British undergraduate and PGCE students can apply for a loan through their Local Education Authority (LEA) or the Student Awards Agency for Scotland (SAAS). The LEA or SAAS then assesses the application and determines the amount that the student is eligible to borrow, as well as how much, if any, tuition fees the students' parents must pay. The family income, whether the student will be living at home, away from home or in London, disabilities and other factors are taken into account. 75% of the full loan (around £3,000) is available to all students, with only the final 25% being means tested (taking the total available up to as much as £4,000). It is paid in three installments during each year of the student's course (one per term). Special rules apply for some courses and for part-time courses.

Loans are provided by the Student Loans Company and do not have to be repaid until the student has completed their course and is earning £10,000 a year (£15,000 a year from 2006). The interest rate is updated annually and is tied to inflation (currently 2.6%), making the loan interest-free in real terms. The loan is normally re-paid using the PAYE system, with about 9% of the graduate's salary automatically being deducted to pay back the loan. There is no time limit for when the debt must be cleared.

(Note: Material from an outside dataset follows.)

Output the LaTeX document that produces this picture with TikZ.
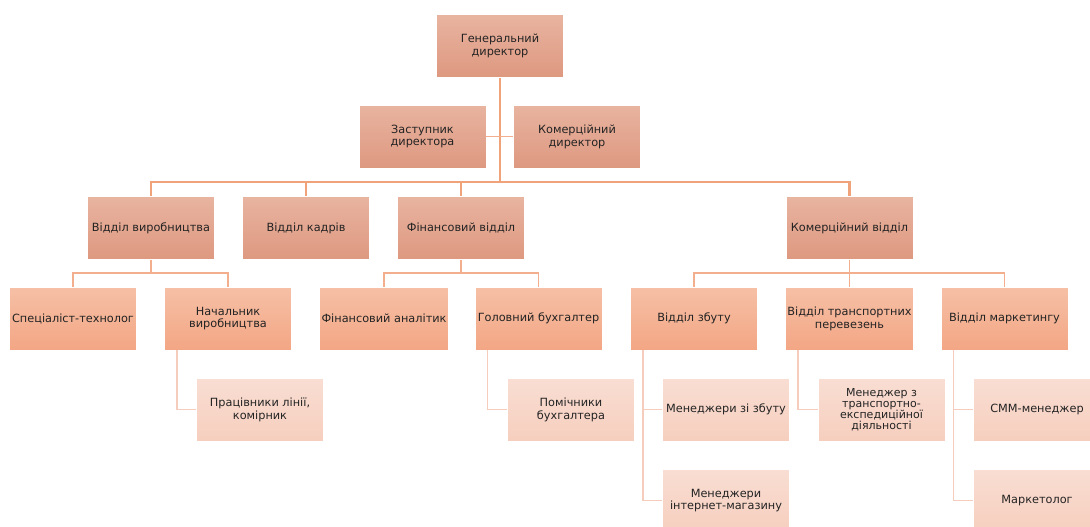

A recent higher education bill has been passed that will make significant changes to the loans system from 2006. Up front tuition fees will be abolished, with the fee being added to the student's loan for them to pay back after there course is finished. However, instead of the tuition fee being fixed at around £1,000 for all universities (which, due to means testing, not all have to pay), universities will be able to charge varable fees of up to £3,000. This will significantly increase most graduates' debt and critics argue that it will create tiers of "expensive" and "cheap" universities. The main fear is that this will make university finacially inaccessible to many students. As a result, there have been national demonstrations and protests by student unions. The changes will only affect students from England who go to university in England or Scotland (English students who study in Wales will only be liable for the current £1,000 tution fees). Students from Scotland or Wales will continue to pay no tuition fees wherever they study in the UK. Northern Ireland has not yet decided on whether to adopt the changes and to whom they will apply.